Re: [PATCH 0/5] crypto: arm64 - disable NEON across scatterwalk API calls

Peter Zijlstra <peterz@xxxxxxxxxxxxx> · Sat, 2 Dec 2017 14:54:07 +0100

On Sat, Dec 02, 2017 at 09:11:46AM +0000, Ard Biesheuvel wrote:
> On 2 December 2017 at 09:01, Peter Zijlstra <peterz@xxxxxxxxxxxxx> wrote:
> > On Fri, Dec 01, 2017 at 09:19:22PM +0000, Ard Biesheuvel wrote:
> >> Note that the remaining crypto drivers simply operate on fixed buffers, so
> >> while the RT crowd may still feel the need to disable those (and the ones
> >> below as well, perhaps), they don't call back into the crypto layer like
> >> the ones updated by this series, and so there's no room for improvement
> >> there AFAICT.
> >
> > Do these other drivers process all the blocks fed to them in one go
> > under a single NEON section, or do they do a single fixed block per
> > NEON invocation?
> 
> They consume the entire input in a single go, yes.

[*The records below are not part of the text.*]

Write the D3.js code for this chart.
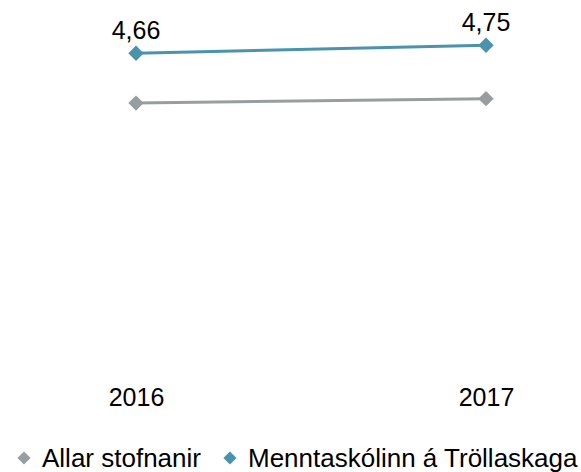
<!DOCTYPE html>
<html>
<head>
<meta charset="utf-8">
<script src="https://cdn.jsdelivr.net/npm/d3@7"></script>
<style>
  body { margin: 0; background: #fff; }
  text { font-family: "Liberation Sans", Arial, sans-serif; fill: #000; }
</style>
</head>
<body>
<div id="chart"></div>
<script>
// data
var years = ["2016", "2017"];
var seriesNames = ["Allar stofnanir", "Menntaskólinn á Tröllaskaga"];
var allarValues = [4.10, 4.15];
var mtrValues = [4.66, 4.75];
var colors = ["#999d9f", "#4a93ad"];

var width = 581, height = 472;
var fontSize = "25px";

var svg = d3.select("#chart")
  .append("svg")
    .attr("width", width)
    .attr("height", height);

// x: category points
var x = d3.scalePoint()
    .domain(years)
    .range([136, 486]);

// y: hidden 1-5 scale
var y = d3.scaleLinear()
    .domain([1, 5])
    .range([379, 23]);

// x axis labels only
var xAxis = svg.append("g")
    .attr("transform", "translate(0,379)")
    .call(d3.axisBottom(x).tickSize(0).tickPadding(9));
xAxis.select(".domain").remove();
xAxis.selectAll("text")
    .style("font-size", fontSize)
    .style("font-family", "Liberation Sans, Arial, sans-serif")
    .attr("dy", "0.71em");

var series = [
  {name: seriesNames[0], values: allarValues, color: colors[0], labels: false},
  {name: seriesNames[1], values: mtrValues, color: colors[1], labels: true}
];

var line = d3.line()
    .x(function(d, i) { return x(years[i]); })
    .y(function(d) { return y(d); });

var diamond = d3.symbol().type(d3.symbolDiamond2).size(150);

series.forEach(function(s) {
  svg.append("path")
    .datum(s.values)
    .attr("d", line)
    .attr("fill", "none")
    .attr("stroke", s.color)
    .attr("stroke-width", 3);

  svg.selectAll(null)
    .data(s.values)
    .enter()
    .append("path")
    .attr("d", diamond)
    .attr("transform", function(d, i) { return "translate(" + x(years[i]) + "," + y(d) + ")"; })
    .attr("fill", s.color);

  if (s.labels) {
    svg.selectAll(null)
      .data(s.values)
      .enter()
      .append("text")
      .attr("x", function(d, i) { return x(years[i]); })
      .attr("y", function(d) { return y(d) - 14; })
      .attr("text-anchor", "middle")
      .style("font-size", fontSize)
      .text(function(d) { return d3.format(".2f")(d).replace(".", ","); });
  }
});

// legend
var legend = svg.append("g").attr("transform", "translate(0,458)");
var lx = 24;
series.forEach(function(s) {
  legend.append("path")
    .attr("d", d3.symbol().type(d3.symbolDiamond2).size(110))
    .attr("transform", "translate(" + lx + ",0)")
    .attr("fill", s.color);
  var t = legend.append("text")
    .attr("x", lx + 18)
    .attr("y", 9)
    .style("font-size", "26px")
    .text(s.name);
  lx = lx + 18 + t.node().getComputedTextLength() + 29;
});
</script>
</body>
</html>
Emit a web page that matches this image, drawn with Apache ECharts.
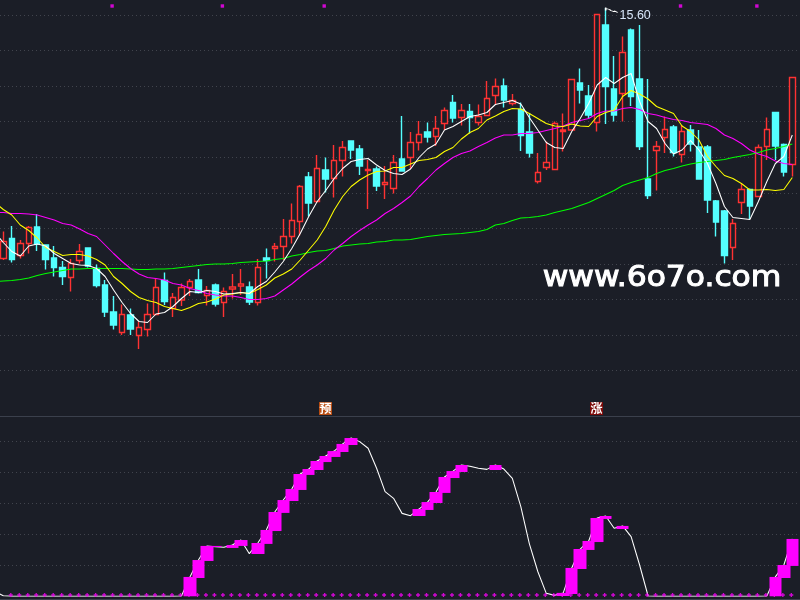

But making it more
> granular than that is going to hurt performance, unless we introduce
> some kind of kernel_neon_yield(), which does a end+begin but only if
> the task is being scheduled out.

A little something like this:

https://lkml.kernel.org/r/20171201113235.6tmkwtov5cg2locv@xxxxxxxxxxxxxxxxxxxxxxxxxxxxxxx

> For example, the SHA256 keeps 256 bytes of round constants in NEON
> registers, and reloading those from memory for each 64 byte block of
> input is going to be noticeable. The same applies to the AES code
> (although the numbers are slightly different)

Quite. We could augment the above function with a return value that says
if we actually did a end/begin and registers were clobbered.